Это была очень хорошая школа. Я стала учиться искать баланс между усредненными, по учебнику, требованиями грамматики — и индивидуальным, авторским построением фразы и расстановки знаков препинания. То же самое касалось и словоупотребления. Главное, что я поняла: все мои авторские навороты, и неожиданные метафоры, и странные определения, и подчас шокирующее словоупотребление — все это я должна уметь объяснить и обоснованно защитить, если понадобится. Если для какого-то слова или оборота у меня не найдется аргументированной защиты, значит, лучше заменить на общепринятое.
То есть, необходимо найти тот самый баланс между неповторимо-авторским и усредненно-редакторским.
Позднее, периодически работая редактором, я сама пользовалась приемами, которые показал мне Максим. Делая работу чисто технически — подбирая синонимы к словам «был», «сказал», «пошел», ликвидируя повторы, отслеживая, чтобы у героя по ходу действия не менялись цвет глаз, рост или имя (и такое бывает, вспомним хотя бы злополучный перевод одного из «Поттеров», где Нэвилл именуется то Долгопупсом, то Лонгботтомом), — я всегда была готова объяснить автору, что и для чего я делаю. Если автор вдруг прибежит и захочет «разговора».

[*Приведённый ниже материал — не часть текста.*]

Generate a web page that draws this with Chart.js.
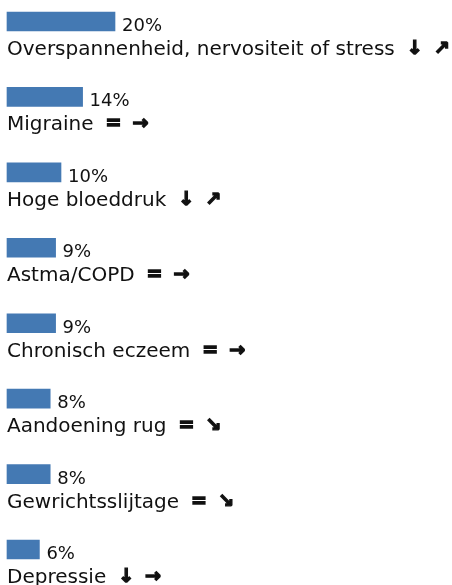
<!DOCTYPE html>
<html>
<head>
<meta charset="utf-8">
<script src="https://cdn.jsdelivr.net/npm/chart.js@4"></script>
<style>
  html, body { margin: 0; padding: 0; background: #fff; }
  #wrap { width: 452px; height: 585px; position: relative; }
</style>
</head>
<body>
<div id="wrap"><canvas id="chart"></canvas></div>
<script>
const categories = [
  "Overspannenheid, nervositeit of stress",
  "Migraine",
  "Hoge bloeddruk",
  "Astma/COPD",
  "Chronisch eczeem",
  "Aandoening rug",
  "Gewrichtsslijtage",
  "Depressie"
];
const values = [20, 14, 10, 9, 9, 8, 8, 6];
const trendFirst = ["↓", "=", "↓", "=", "=", "=", "=", "↓"];
const trendSecond = ["↗", "→", "↗", "→", "→", "↘", "↘", "→"];

const barColor = "#4479B3";
const textColor = "#111";

// value + category label drawn under every bar
const labelPlugin = {
  id: "labels",
  afterDatasetsDraw(chart) {
    const ctx = chart.ctx;
    const meta = chart.getDatasetMeta(0);
    ctx.save();
    ctx.fillStyle = textColor;
    ctx.strokeStyle = textColor;
    ctx.textBaseline = "alphabetic";
    ctx.textAlign = "left";
    meta.data.forEach((bar, i) => {
      const bottom = bar.y + bar.height / 2;
      ctx.font = "18px 'DejaVu Sans'";
      ctx.fillText(values[i] + "%", bar.x + 7, bottom);

      const labelY = bottom + 24;
      ctx.font = "20px 'DejaVu Sans'";
      ctx.fillText(categories[i], bar.base, labelY);
      let x = bar.base + ctx.measureText(categories[i]).width + 12;
      // heavy trend symbols
      ctx.font = "bold 19px 'DejaVu Sans'";
      ctx.lineWidth = 1.4;
      ctx.lineJoin = "miter";
      [trendFirst[i], trendSecond[i]].forEach(sym => {
        ctx.fillText(sym, x, labelY - 1);
        ctx.strokeText(sym, x, labelY - 1);
        x += ctx.measureText(sym).width + 11;
      });
    });
    ctx.restore();
  }
};

new Chart(document.getElementById("chart"), {
  type: "bar",
  data: {
    labels: categories,
    datasets: [{
      data: values,
      backgroundColor: barColor,
      barThickness: 19,
      clip: false
    }]
  },
  options: {
    indexAxis: "y",
    responsive: true,
    maintainAspectRatio: false,
    animation: false,
    layout: { padding: { left: 7, right: 13, top: 21.5, bottom: 35.5 } },
    scales: {
      x: { display: false, min: 0, max: 80 },
      y: { display: false, offset: false }
    },
    plugins: {
      legend: { display: false },
      tooltip: { enabled: false }
    }
  },
  plugins: [labelPlugin]
});
</script>
</body>
</html>
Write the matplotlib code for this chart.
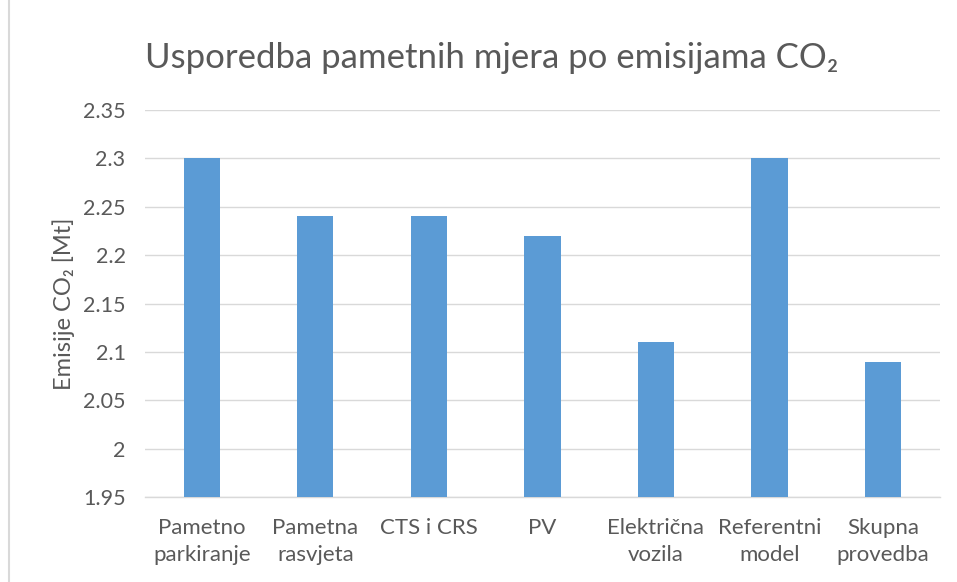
import matplotlib.pyplot as plt
from matplotlib.lines import Line2D

categories = ["Pametno\nparkiranje", "Pametna\nrasvjeta", "CTS i CRS", "PV",
              "Električna\nvozila", "Referentni\nmodel", "Skupna\nprovedba"]
emissions = [2.30, 2.24, 2.24, 2.22, 2.11, 2.30, 2.09]
yticks = [1.95, 2.0, 2.05, 2.1, 2.15, 2.2, 2.25, 2.3, 2.35]
ytick_labels = ["1.95", "2", "2.05", "2.1", "2.15", "2.2", "2.25", "2.3", "2.35"]

plt.rcParams['font.family'] = ['Lato', 'DejaVu Sans']
txt = '#595959'

fig = plt.figure(figsize=(9.57, 5.82), dpi=100)
ax = fig.add_axes([0.1515, 0.146, 0.8305, 0.665])

ax.bar(range(len(categories)), emissions, width=0.32, color='#5B9BD5', zorder=3)
ax.set_ylim(1.95, 2.35)
ax.set_xlim(-0.5, len(categories) - 0.5)
ax.set_yticks(yticks)
ax.set_yticklabels(ytick_labels)
ax.set_xticks(range(len(categories)))
ax.set_xticklabels(categories, linespacing=1.45)
ax.grid(axis='y', color='#D9D9D9', linewidth=1, zorder=0)
for s in ['top', 'right', 'left']:
    ax.spines[s].set_visible(False)
ax.spines['bottom'].set_color('#D9D9D9')
ax.spines['bottom'].set_linewidth(1)
ax.tick_params(axis='y', length=0, labelsize=15.5, colors=txt, pad=14)
ax.tick_params(axis='x', length=0, labelsize=16, colors=txt, pad=15)

ax.set_ylabel("Emisije CO₂ [Mt]", fontsize=17, color=txt, labelpad=6)
fig.text(0.152, 0.9, "Usporedba pametnih mjera po emisijama CO₂", fontsize=25,
         color=txt, ha='left', va='center')

fig.add_artist(Line2D([0.009, 0.009], [0, 1], color='#D9D9D9', linewidth=1.5,
                      transform=fig.transFigure))

fig.savefig('out.png', dpi=100)
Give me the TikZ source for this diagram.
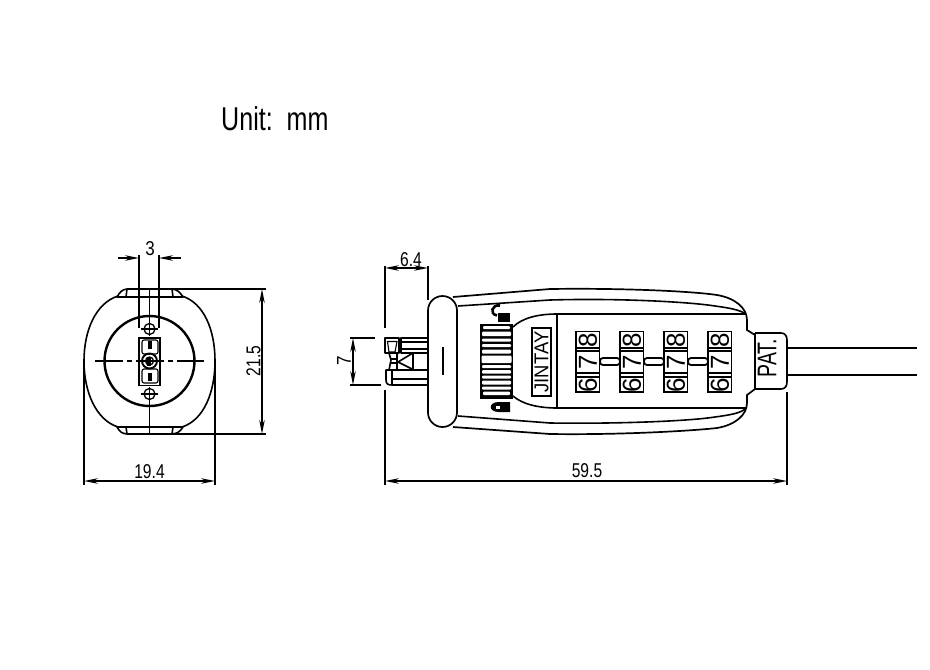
\documentclass[tikz,border=0pt]{standalone}
\usepackage{fontspec}
\setmainfont{Liberation Sans}
\usetikzlibrary{arrows.meta}
\newcommand{\dimfont}{\fontsize{20}{20}\selectfont}
\newcommand{\nar}[2]{\scalebox{#1}[1]{#2}}
\tikzset{
  ln/.style={line width=1.6pt,line join=round},
  thin ln/.style={line width=1.1pt,line join=round},
  dimline/.style={line width=1.3pt,-{Stealth[length=14pt,width=5.5pt]}},
  dimboth/.style={line width=1.3pt,{Stealth[length=14pt,width=5.5pt]}-{Stealth[length=14pt,width=5.5pt]}},
  extline/.style={line width=1.3pt},
  lbl/.style={inner sep=0pt,font=\dimfont},
  digit/.style={inner sep=0pt,rotate=90,font=\fontsize{26}{26}\selectfont},
}
\begin{document}
\begin{tikzpicture}[x=1pt,y=-1pt]
\useasboundingbox (0,0) rectangle (930,670);
\fill[white] (0,0) rectangle (930,670);

\node[inner sep=0pt,anchor=west,font=\fontsize{33}{33}\selectfont] (unit) at (221,118.5) {\nar{.76}{Unit:\ \ mm}};

% ---------- left view ----------
\draw[ln] (118,296) .. controls (96,303) and (84,330) .. (84,361) .. controls (84,392) and (96,420) .. (118,427);
\draw[ln] (182,296) .. controls (204,303) and (215,330) .. (215,361) .. controls (215,392) and (204,420) .. (182,427);
\draw[ln] (117,297) .. controls (120,292) and (122,289.5) .. (127,289) -- (172,289) .. controls (177,289.5) and (180,292) .. (183,297) -- cycle;
\draw[ln] (117,427) .. controls (120,432) and (122,433.5) .. (127,434) -- (172,434) .. controls (177,433.5) and (180,432) .. (183,427) -- cycle;
\draw[ln] (127,289) -- (126,297); \draw[ln] (172,289) -- (173,297);
\draw[ln] (127,434) -- (126,427); \draw[ln] (172,434) -- (173,427);
\node[circle,draw,line width=2.4pt,minimum size=90pt,inner sep=0pt] (face) at (149.5,361) {};
\draw[ln,dash pattern=on 28pt off 4pt on 5pt off 4pt] (95,361) -- (204,361);
\draw[ln] (149.5,289) -- (149.5,323);
\draw[ln] (149.5,400) -- (149.5,434);
\node[circle,draw,line width=1.3pt,minimum size=11pt,inner sep=0pt] (holeA) at (149.5,329) {};
\node[circle,draw,line width=1.3pt,minimum size=11pt,inner sep=0pt] (holeB) at (149.5,394) {};
\draw[thin ln] (141,329) -- (158,329) (149.5,322) -- (149.5,336);
\draw[thin ln] (141,394) -- (158,394) (149.5,387) -- (149.5,401);
\draw[line width=1.9pt] (139,338) rectangle (160,385.5);
\draw[thin ln,rounded corners=2pt] (142,340) rectangle (158,354);
\draw[thin ln,rounded corners=2pt] (142,369) rectangle (158,383);
\draw[thin ln] (149,341) -- (149,349) (151,341) -- (151,349);
\draw[thin ln] (149,373) -- (149,381) (151,373) -- (151,381);
\draw[line width=1.9pt] (149.5,361) circle[radius=7.5pt];
\draw[line width=1.3pt] (149.5,361) circle[radius=4pt];
\fill (147,357) rectangle (151,366);

% dim 3
\coordinate (d3a) at (139,258); \coordinate (d3b) at (159,258);
\coordinate (d3al) at (118,258); \coordinate (d3br) at (181,258);
\draw[extline] (d3a) -- ++(0,-3) (d3a) -- (139,328);
\draw[extline] (d3b) -- ++(0,-3) (d3b) -- (159,328);
\draw[dimline] (d3al) -- (d3a);
\draw[dimline] (d3br) -- (d3b);
\node[lbl] (t3) at (150,249) {\nar{.85}{3}};
% dim 21.5
\coordinate (d21t) at (262,289); \coordinate (d21b) at (262,434);
\draw[extline] (172,289) -- (266,289);
\draw[extline] (172,434) -- (266,434);
\draw[dimboth] (d21t) -- (d21b);
\node[lbl,rotate=90] (t21) at (253.5,361) {\nar{.78}{21.5}};
% dim 19.4
\coordinate (d19l) at (84,481); \coordinate (d19r) at (215,481);
\draw[extline] (84,361) -- (84,485);
\draw[extline] (215,361) -- (215,485);
\draw[dimboth] (d19l) -- (d19r);
\node[lbl] (t19) at (149.5,472) {\nar{.78}{19.4}};

% ---------- right view ----------
\draw[extline] (385,266) -- (385,328);
\draw[extline] (385,390) -- (385,485);
\draw[extline] (428,266) -- (428,300);
\draw[extline] (787,392) -- (787,485);
\coordinate (d6l) at (385,268); \coordinate (d6r) at (428,268);
\draw[dimboth] (d6l) -- (d6r);
\node[lbl] (t6) at (411,260) {\nar{.78}{6.4}};
\coordinate (d7t) at (353,338); \coordinate (d7b) at (353,385);
\draw[extline] (350,338) -- (375,338);
\draw[extline] (350,385) -- (381,385);
\draw[dimboth] (d7t) -- (d7b);
\node[lbl,rotate=90] (t7) at (344,361) {\nar{.85}{7}};
\coordinate (d59l) at (385,481); \coordinate (d59r) at (787,481);
\draw[dimboth] (d59l) -- (d59r);
\node[lbl] (t59) at (587,471) {\nar{.78}{59.5}};

% prongs
\draw[ln] (385,338) rectangle (399,353);
\draw[thin ln] (387.5,341.5) -- (397,341.5) -- (395,352) -- (389,352) -- cycle;
\draw[ln] (401,338) rectangle (428,353);
\draw[thin ln] (401,342) -- (428,342) (401,349) -- (428,349);
\draw[ln] (389,353) -- (391,360) -- (389,370);
\draw[ln] (397,353) -- (397,370);
\draw[line width=1.8pt] (390,359) -- (397,359) (390,363) -- (397,363);
\draw[ln] (398,362) -- (413,353) -- (413,369.5) -- cycle;
\draw[ln] (428,370) -- (386,370) -- (386,380) .. controls (386,384) and (388,385) .. (392,385) -- (428,385);
\draw[ln] (392,370) -- (392,385);
\draw[ln] (428,370) -- (428,385);
\draw[thin ln] (392,379) -- (428,379);

% pill
\node[draw,line width=1.7pt,fill=white,rounded corners=14.5pt,minimum width=29pt,minimum height=131pt,inner sep=0pt] (pill) at (442.5,361.5) {};
\draw[ln] (443,347) -- (443,375);

% body outline
\draw[line width=1.7pt] (453,297) -- (550,289) .. controls (620,288) and (690,291) .. (717,295) .. controls (735,298) and (747,308) .. (747,320) -- (747,330) -- (755,335);
\draw[line width=1.7pt] (453,427) -- (550,434) .. controls (620,435) and (690,431) .. (717,428) .. controls (735,425) and (747,415) .. (747,403) -- (747,395) -- (755,389);
\draw[ln] (458,306) -- (550,300) .. controls (620,298) and (690,302) .. (715,306) .. controls (730,308) and (740,310) .. (746,314);
\draw[ln] (458,416) -- (550,423) .. controls (620,424) and (690,421) .. (715,417) .. controls (730,415) and (742,413) .. (746,408);
\draw[ln] (513,327) .. controls (522,318) and (538,314) .. (557,314) -- (746,314);
\draw[ln] (513,396) .. controls (522,404) and (538,408) .. (557,408) -- (746,408);
\draw[ln] (557,314) -- (557,408);

% knob
\fill (480,323.5) rectangle (513,399);
\foreach \y/\h/\a/\b in {326/3/483/510,331.5/4.5/482/511,338.5/3/482/511,344/3/482/511,349.5/4/482/511,355.5/7.5/481.5/511.5,365/3/482/511,370/3.5/482/511,375.5/3/482/511,380.5/4/482/511,386.5/3/482/511,391.5/3.5/483/510}
  \fill[white,rounded corners=1pt] (\a,\y) rectangle (\b,\y+\h);

% lock icons
\fill (498,313) rectangle (510,322);
\draw[line width=2.6pt] (500,305.5) .. controls (492,304) and (489,314) .. (497,315.5);
\fill (499,402) -- (510,402) -- (510,412) -- (499,412) .. controls (488,412) and (488,402) .. (499,402) -- cycle;
\fill[white] (496,405.5) rectangle (499.5,409);

% JINTAY
\node[draw,line width=1.4pt,minimum width=19pt,minimum height=68pt,inner sep=0pt] (brand) at (541.5,362) {};
\node[inner sep=0pt,rotate=90,font=\fontsize{20}{20}\selectfont] (brandt) at (541.5,362) {\nar{.92}{JINTAY}};

% wheels
\foreach \n/\x in {a/576,b/620,c/664,d/708}{
  \draw[line width=1.8pt] (\x,331.5) rectangle (\x+23.5,392);
  \draw[line width=1.4pt] (\x,348) -- (\x+23.5,348) (\x,351) -- (\x+23.5,351);
  \draw[line width=1.4pt] (\x,373) -- (\x+23.5,373) (\x,377) -- (\x+23.5,377);
  \node[digit] (w8\n) at (\x+12,340) {8};
  \node[digit] (w7\n) at (\x+12,362.5) {7};
  \node[digit] (w6\n) at (\x+12,385.5) {6};
}
\foreach \x in {600,644,688}
  \draw[line width=1.8pt,fill=white,rounded corners=3pt] (\x,358) rectangle (\x+20,365);

% neck and PAT.
\draw[ln] (755,333) -- (755,389);
\draw[ln] (755,333) -- (781,333) .. controls (785,333) and (787,336) .. (787,340) -- (787,382) .. controls (787,386) and (785,389) .. (781,389) -- (755,389);
\node[inner sep=0pt,rotate=90,font=\fontsize{27}{27}\selectfont] (pat) at (767,358) {\nar{.72}{PAT.}};
\draw[ln] (787,348) -- (917,348);
\draw[ln] (787,375) -- (917,375);
\end{tikzpicture}
\end{document}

Я считаю, что диалог автора с редактором чрезвычайно важен для автора. Напрасно честолюбивые и высокомерные писатели, как в кавычках, так и без кавычек, считают, что пришли в логово врага, который желает лишь одного: изувечить и надругаться. Если бы они, авторы, потрудились предварительно изучить синтаксис и осознать пользу правильной пунктуации, если бы они точно знали, почему употребляют те или иные слова, а не лепили бы первые пришедшие в голову, — все было бы для них гораздо проще.
Выражаясь иначе, я — за осознанное творчество.